Only seven papers covered it: The Wall Street Journal, Investors’ Business Daily, the Washington Times, The New York Post, the Pittsburgh Post-Gazette, the Augusta Chronicle, and the Press Enterprise of Riverside, California. That’s it.

Steyn adds, “The U.S. newspaper has deluded itself that it’s been killed by technology,” but if you were interested in this kind of news,” and Freeman’s nomination was major news for anyone concerned with Israel, the “somnolent U.S. monodaily is the last place to look for it.”

The best place to look for it? You’re holding it. If there was ever a better advertisement for why a uniquely Jewish media is necessary, even in a city with the Times, this was it. The Jewish Week covered the Freeman scandal and its implications for the Obama-Israel relationship, as did numerous Jewish bloggers including two of the best: Jeffrey Goldberg, at Atlantic online, and James Taranto, at The Wall Street Journal online.

The Los Angeles Times (March 15) featured dueling op-eds about anti-Zionism. Judea Pearl entered the fight: “Anti-Zionist rhetoric has become a mark of academic sophistication and social acceptance… Anti-Zionism disguises itself in the cloak of political debate, exempt from sensitivities and rules of civility that govern inter-religious discourse, to attack the most cherished symbol of Jewish identity.”

In the end, writes Pearl, “anti-Zionist rhetoric is a stab in the back to the Israeli peace camp,” giving credence to those “who claim that the eventual elimination of Israel is the hidden agenda of every Palestinian.”

The Batsheva Dance Company learned that lesson on their recent tour: the gallows prepared by Haman fit Batsheva’s neck as well as Lieberman’s.

Ohad Naharin, Batsheva’s director, told reporters that there was nothing racist or apartheid about the troupe, they were simply a stand-in for Israel, just convenient for the protesters. Most papers, such as the Times, took Naharin at his word, even though a sophisticated, full-color brochure distributed by protesters said Batsheva itself was a racist, apartheid troupe: “Despite lip service to ‘diversity,’ you will see no Arab dancers in tonight’s performance.”

One writer, in Dance Insider last December, said, yes, Batsheva itself was the problem: “I’ve been monitoring Naharin’s statements for more than two years now… and while he’s been willing to criticize his country, he doesn’t volunteer it; you have to ask.” He won’t volunteer about Israel’s “repeated killing of children, forceful evictions, destruction, and repossession of homes or other collective punishments. Nothing.”

A spokesman said the dancers were apolitical. Naharin insisted to the Pittsburgh Post-Gazette that he was a good Israeli, “my work stays away from any religious, national, political and ethnic connotation.” If the protests are “against the abuse of power by the Israeli army in the [Gaza] war,” and “the occupation … I agree on both of those things.”
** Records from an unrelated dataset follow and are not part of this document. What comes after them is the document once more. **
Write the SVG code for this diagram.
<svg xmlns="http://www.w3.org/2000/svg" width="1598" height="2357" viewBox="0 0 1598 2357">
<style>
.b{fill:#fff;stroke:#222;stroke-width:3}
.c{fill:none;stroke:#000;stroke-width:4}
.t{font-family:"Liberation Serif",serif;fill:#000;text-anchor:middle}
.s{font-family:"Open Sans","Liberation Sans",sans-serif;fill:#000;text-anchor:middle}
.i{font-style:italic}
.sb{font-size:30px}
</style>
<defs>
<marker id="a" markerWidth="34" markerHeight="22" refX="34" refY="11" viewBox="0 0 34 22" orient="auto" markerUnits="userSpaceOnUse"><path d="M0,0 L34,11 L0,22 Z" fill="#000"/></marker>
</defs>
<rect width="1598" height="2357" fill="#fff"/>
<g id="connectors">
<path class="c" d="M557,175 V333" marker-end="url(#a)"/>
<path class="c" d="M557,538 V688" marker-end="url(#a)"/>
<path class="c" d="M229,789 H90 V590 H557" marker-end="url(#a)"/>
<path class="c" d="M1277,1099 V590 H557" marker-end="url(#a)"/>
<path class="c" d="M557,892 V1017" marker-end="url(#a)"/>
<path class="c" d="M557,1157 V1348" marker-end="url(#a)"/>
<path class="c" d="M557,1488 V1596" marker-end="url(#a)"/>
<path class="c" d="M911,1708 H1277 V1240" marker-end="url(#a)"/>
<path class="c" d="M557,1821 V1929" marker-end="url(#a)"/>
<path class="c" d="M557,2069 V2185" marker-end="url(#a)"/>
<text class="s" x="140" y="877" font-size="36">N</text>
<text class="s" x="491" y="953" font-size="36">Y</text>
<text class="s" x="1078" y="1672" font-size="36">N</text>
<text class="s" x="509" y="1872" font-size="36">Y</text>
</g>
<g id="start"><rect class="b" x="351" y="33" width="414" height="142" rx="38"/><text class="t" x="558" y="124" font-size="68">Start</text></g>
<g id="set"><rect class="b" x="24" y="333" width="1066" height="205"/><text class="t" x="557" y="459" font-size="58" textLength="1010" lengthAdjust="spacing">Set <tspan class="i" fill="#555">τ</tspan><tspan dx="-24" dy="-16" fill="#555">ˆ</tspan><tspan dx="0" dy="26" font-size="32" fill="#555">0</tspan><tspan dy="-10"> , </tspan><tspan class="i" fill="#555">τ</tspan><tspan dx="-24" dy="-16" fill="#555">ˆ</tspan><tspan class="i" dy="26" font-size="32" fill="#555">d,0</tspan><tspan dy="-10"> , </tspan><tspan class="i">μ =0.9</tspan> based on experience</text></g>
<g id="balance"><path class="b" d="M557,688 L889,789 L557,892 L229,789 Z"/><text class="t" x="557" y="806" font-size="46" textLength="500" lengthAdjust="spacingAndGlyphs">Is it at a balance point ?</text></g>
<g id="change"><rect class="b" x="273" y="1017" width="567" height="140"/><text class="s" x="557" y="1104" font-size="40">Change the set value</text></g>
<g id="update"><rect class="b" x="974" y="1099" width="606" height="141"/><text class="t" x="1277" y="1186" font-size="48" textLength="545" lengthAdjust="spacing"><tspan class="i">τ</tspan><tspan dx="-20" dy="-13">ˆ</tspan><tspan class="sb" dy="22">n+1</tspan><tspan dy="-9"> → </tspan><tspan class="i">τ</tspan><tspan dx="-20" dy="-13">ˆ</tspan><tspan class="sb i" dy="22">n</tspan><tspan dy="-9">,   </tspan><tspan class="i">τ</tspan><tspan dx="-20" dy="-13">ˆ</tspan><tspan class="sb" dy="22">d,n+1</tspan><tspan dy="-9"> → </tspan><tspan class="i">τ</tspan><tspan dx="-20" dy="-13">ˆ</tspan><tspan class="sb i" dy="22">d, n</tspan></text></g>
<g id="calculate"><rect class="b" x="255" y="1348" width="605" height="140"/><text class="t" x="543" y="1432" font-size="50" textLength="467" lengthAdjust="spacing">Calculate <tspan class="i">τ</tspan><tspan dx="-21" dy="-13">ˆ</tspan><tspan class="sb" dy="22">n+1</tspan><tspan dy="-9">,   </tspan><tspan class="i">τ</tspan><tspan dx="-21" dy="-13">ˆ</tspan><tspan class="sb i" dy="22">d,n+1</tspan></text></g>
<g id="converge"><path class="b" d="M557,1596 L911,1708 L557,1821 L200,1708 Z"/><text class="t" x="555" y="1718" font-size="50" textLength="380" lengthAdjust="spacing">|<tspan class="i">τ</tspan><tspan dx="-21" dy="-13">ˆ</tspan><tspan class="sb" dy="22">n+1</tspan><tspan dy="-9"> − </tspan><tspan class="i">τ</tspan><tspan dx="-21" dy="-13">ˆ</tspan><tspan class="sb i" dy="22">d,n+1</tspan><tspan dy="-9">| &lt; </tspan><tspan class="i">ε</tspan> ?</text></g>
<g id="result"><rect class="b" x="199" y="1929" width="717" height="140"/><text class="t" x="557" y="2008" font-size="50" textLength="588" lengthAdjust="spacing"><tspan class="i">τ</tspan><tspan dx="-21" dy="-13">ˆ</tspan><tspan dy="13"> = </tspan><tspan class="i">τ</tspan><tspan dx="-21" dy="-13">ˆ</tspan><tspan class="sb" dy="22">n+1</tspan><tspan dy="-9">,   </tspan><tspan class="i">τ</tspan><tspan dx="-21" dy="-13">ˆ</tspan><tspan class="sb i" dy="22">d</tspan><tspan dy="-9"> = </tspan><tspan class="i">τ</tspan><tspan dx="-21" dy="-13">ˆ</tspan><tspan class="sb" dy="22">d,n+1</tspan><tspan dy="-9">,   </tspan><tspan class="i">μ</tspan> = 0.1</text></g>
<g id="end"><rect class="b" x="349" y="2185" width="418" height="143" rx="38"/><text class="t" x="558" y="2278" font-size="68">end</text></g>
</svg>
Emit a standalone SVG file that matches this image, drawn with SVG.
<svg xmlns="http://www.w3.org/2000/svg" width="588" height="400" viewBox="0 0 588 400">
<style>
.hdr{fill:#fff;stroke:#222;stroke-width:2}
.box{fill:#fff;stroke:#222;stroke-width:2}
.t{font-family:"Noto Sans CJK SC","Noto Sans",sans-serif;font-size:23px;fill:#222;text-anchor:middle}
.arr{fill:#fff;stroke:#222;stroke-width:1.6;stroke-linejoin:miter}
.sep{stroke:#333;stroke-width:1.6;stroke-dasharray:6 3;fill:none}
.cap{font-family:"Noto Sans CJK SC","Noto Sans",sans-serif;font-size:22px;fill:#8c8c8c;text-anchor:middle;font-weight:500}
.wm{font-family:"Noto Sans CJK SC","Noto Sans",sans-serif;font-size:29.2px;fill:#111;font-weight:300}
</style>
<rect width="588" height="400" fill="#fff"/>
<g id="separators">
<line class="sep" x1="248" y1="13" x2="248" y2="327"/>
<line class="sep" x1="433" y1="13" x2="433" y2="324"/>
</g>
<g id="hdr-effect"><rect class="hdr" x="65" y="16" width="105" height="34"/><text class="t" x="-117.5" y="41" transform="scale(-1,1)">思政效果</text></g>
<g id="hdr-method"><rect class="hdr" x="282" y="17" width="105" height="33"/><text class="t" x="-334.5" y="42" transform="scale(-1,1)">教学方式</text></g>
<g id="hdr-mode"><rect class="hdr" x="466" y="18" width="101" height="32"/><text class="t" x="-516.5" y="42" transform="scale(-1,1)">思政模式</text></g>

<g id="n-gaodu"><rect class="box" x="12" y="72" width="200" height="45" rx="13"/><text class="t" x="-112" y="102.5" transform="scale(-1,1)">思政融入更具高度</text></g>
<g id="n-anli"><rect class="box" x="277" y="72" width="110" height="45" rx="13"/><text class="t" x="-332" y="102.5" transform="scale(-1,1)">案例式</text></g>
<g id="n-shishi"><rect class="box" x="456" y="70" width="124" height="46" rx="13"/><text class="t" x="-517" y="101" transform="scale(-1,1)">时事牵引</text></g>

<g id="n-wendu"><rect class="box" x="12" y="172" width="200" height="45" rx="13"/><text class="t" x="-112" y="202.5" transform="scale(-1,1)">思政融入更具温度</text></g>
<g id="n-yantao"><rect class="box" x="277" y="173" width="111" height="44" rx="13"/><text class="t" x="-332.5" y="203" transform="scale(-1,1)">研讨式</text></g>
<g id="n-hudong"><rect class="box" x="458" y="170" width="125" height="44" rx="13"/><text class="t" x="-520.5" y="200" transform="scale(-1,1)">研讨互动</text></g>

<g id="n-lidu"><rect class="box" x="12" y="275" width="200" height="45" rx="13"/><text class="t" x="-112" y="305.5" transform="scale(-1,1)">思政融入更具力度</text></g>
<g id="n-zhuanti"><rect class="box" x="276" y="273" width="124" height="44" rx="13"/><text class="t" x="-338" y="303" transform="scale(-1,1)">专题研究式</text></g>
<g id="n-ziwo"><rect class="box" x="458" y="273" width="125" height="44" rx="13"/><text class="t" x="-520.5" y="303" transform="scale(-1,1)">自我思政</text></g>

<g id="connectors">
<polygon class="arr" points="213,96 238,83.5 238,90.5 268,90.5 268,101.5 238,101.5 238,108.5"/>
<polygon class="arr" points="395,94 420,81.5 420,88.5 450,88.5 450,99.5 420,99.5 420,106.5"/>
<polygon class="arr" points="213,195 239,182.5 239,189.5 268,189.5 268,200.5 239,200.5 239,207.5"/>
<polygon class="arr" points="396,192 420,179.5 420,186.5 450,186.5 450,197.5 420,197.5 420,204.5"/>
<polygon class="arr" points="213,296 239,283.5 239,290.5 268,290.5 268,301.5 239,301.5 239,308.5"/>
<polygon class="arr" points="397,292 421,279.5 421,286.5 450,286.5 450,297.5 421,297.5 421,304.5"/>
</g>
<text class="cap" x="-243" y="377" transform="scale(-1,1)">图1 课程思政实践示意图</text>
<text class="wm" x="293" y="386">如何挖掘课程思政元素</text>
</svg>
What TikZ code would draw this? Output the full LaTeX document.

He doesn’t get it, say the protesters on online sites such as Palestine Think Tank and Electronic Intifada. They are not apolitical. They themselves are “apartheid.” Last fall, London’s Independent (Oct. 26) wrote: Batsheva’s dancers “include none of Arab extraction…”

Apolitical? Electronic Intifada points out that Batsheva was founded and named by Baroness Batsheva de Rothschild, the family “to whom the infamous Balfour Declaration… is addressed.” Baroness Batsheva “served in Israel as a driver when her car was mobilized for the Yom Kippur War of 1973,” and she supported “Jewish colonization of Palestine” by providing “housing for newcomers in the early 1950s.”

To anti-Zionists, there are no “good Jews” in this fight.

Seven years later, Judea Pearl writes in The Wall Street Journal, “Would Danny have believed that today’s world emerged after his tragedy?”

Could Danny “have possibly predicted [that] the ideology of barbarism would be celebrated in European and American universities…? Or that another kidnapped young man, Israeli Gilad Shalit,” would this week spend his 1,000th day in captivity?

The father mourns, “Civilized society… has lost its gift to be disgusted by evil.” A “mentality of surrender then worked its way through politicians,” and “Some American pundits and TV anchors didn’t seem much different from Al Jazeera in their analysis of the recent war in Gaza.”

Adar slips away, never really leaving. To parents of a murdered child, yahrtzeits start all over again in the morning.

“Danny’s picture is hanging just in front of me,” writes the father, “his warm smile as reassuring as ever. But I find it hard to look him straight in the eyes and say: You did not die in vain.”